Prompt → Your task is to reproduce, verbatim and without pictures, the lines from the opening of the listing through the line containing "nb_lower = [0.85, 0.66, 0.57, 0.40, 0.31, 0.52, 0.31]".

Data excerpt →

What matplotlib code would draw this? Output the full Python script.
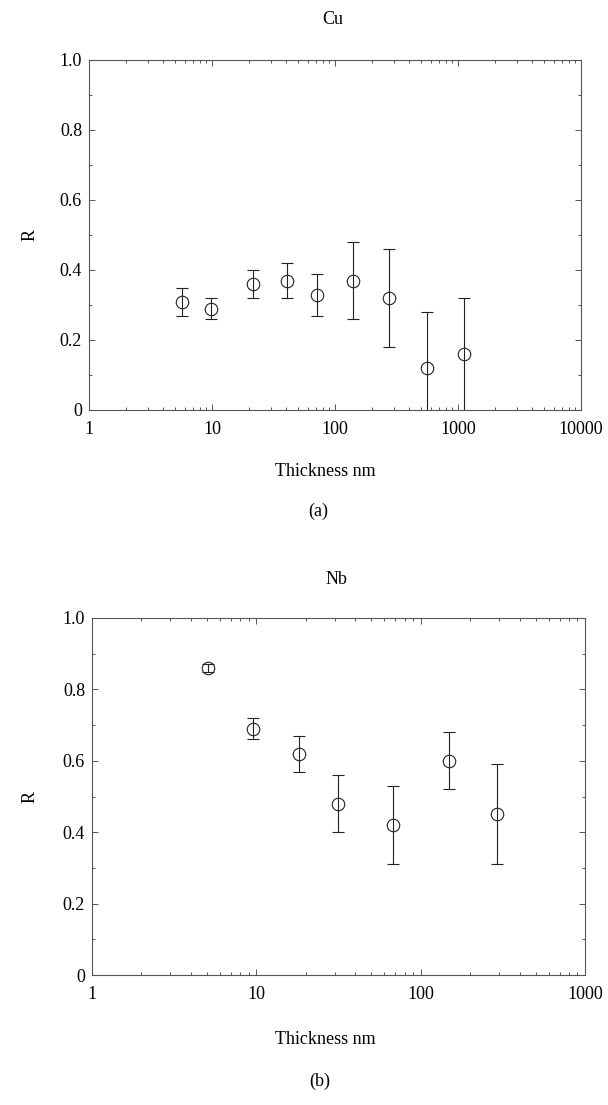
import matplotlib
matplotlib.use("Agg")
import matplotlib.pyplot as plt
import numpy as np
from matplotlib.ticker import FixedLocator, FixedFormatter, LogLocator, NullFormatter, MultipleLocator

plt.rcParams['font.family'] = ['Liberation Serif', 'DejaVu Serif']

# Cu data
cu_thickness = [5.7, 9.9, 21.4, 40.5, 71, 141, 277, 556, 1119]
cu_R = [0.31, 0.29, 0.36, 0.37, 0.33, 0.37, 0.32, 0.12, 0.16]
cu_upper = [0.35, 0.32, 0.40, 0.42, 0.39, 0.48, 0.46, 0.28, 0.32]
cu_lower = [0.27, 0.26, 0.32, 0.32, 0.27, 0.26, 0.18, -0.04, -0.04]

# Nb data
nb_thickness = [5.05, 9.6, 18.3, 31.3, 68, 149, 292]
nb_R = [0.86, 0.69, 0.62, 0.48, 0.42, 0.60, 0.45]
nb_upper = [0.87, 0.72, 0.67, 0.56, 0.53, 0.68, 0.59]
nb_lower = [0.85, 0.66, 0.57, 0.40, 0.31, 0.52, 0.31]

y_ticks = [0, 0.2, 0.4, 0.6, 0.8, 1.0]
y_ticklabels = ['0', '0.2', '0.4', '0.6', '0.8', '1.0']
cu_xticks = [1, 10, 100, 1000, 10000]
cu_xticklabels = ['1', '10', '100', '1000', '10000']
nb_xticks = [1, 10, 100, 1000]
nb_xticklabels = ['1', '10', '100', '1000']

W, H = 608, 1105
fig = plt.figure(figsize=(W / 100, H / 100), dpi=100)

def px_axes(l, t, r, b):
    return [l / W, 1 - b / H, (r - l) / W, (b - t) / H]

ax1 = fig.add_axes(px_axes(89, 60, 581, 410))
ax2 = fig.add_axes(px_axes(92, 618, 585, 975))

spine_color = '#555555'
mark_color = '#222222'
FS = 13

def style(ax, x, y, lo, up, xticks, xlabels, xmax):
    y = np.array(y); lo = np.array(lo); up = np.array(up)
    ax.errorbar(x, y, yerr=[y - lo, up - y], fmt='o', mfc='none', mec=mark_color,
                ms=9, mew=0.8, ecolor=mark_color, elinewidth=0.8, capsize=4.5,
                capthick=0.8, clip_on=True)
    ax.set_xscale('log')
    ax.set_xlim(1, xmax)
    ax.set_ylim(0, 1)
    ax.xaxis.set_major_locator(FixedLocator(xticks))
    ax.xaxis.set_major_formatter(FixedFormatter(xlabels))
    ax.xaxis.set_minor_locator(LogLocator(base=10, subs=np.arange(2, 10), numticks=20))
    ax.xaxis.set_minor_formatter(NullFormatter())
    ax.yaxis.set_major_locator(FixedLocator(y_ticks))
    ax.yaxis.set_major_formatter(FixedFormatter(y_ticklabels))
    ax.yaxis.set_minor_locator(MultipleLocator(0.1))
    ax.tick_params(which='both', direction='in', top=True, right=True,
                   color=spine_color, width=0.7)
    ax.tick_params(which='major', length=4, labelsize=FS)
    ax.tick_params(which='minor', length=2.5)
    ax.tick_params(axis='x', which='major', pad=8)
    ax.tick_params(axis='y', which='major', pad=5)
    for s in ax.spines.values():
        s.set_color(spine_color)
        s.set_linewidth(0.8)

style(ax1, cu_thickness, cu_R, cu_lower, cu_upper, cu_xticks, cu_xticklabels, 10000)
style(ax2, nb_thickness, nb_R, nb_lower, nb_upper, nb_xticks, nb_xticklabels, 1000)

def ftext(x, y, s, **kw):
    fig.text(x / W, 1 - y / H, s, ha='center', va='center', fontsize=FS, **kw)

ftext(333, 20, 'Cu')
ftext(30, 235, 'R', rotation=90)
ftext(325, 472, 'Thickness nm')
ftext(318, 511, '(a)')

ftext(336, 580, 'Nb')
ftext(30, 797, 'R', rotation=90)
ftext(325, 1040, 'Thickness nm')
ftext(320, 1081, '(b)')

fig.savefig('out.png', dpi=100)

Exercise solution →
What matplotlib code would draw this? Output the full Python script.
import matplotlib
matplotlib.use("Agg")
import matplotlib.pyplot as plt
import numpy as np
from matplotlib.ticker import FixedLocator, FixedFormatter, LogLocator, NullFormatter, MultipleLocator

plt.rcParams['font.family'] = ['Liberation Serif', 'DejaVu Serif']

# Cu data
cu_thickness = [5.7, 9.9, 21.4, 40.5, 71, 141, 277, 556, 1119]
cu_R = [0.31, 0.29, 0.36, 0.37, 0.33, 0.37, 0.32, 0.12, 0.16]
cu_upper = [0.35, 0.32, 0.40, 0.42, 0.39, 0.48, 0.46, 0.28, 0.32]
cu_lower = [0.27, 0.26, 0.32, 0.32, 0.27, 0.26, 0.18, -0.04, -0.04]

# Nb data
nb_thickness = [5.05, 9.6, 18.3, 31.3, 68, 149, 292]
nb_R = [0.86, 0.69, 0.62, 0.48, 0.42, 0.60, 0.45]
nb_upper = [0.87, 0.72, 0.67, 0.56, 0.53, 0.68, 0.59]
nb_lower = [0.85, 0.66, 0.57, 0.40, 0.31, 0.52, 0.31]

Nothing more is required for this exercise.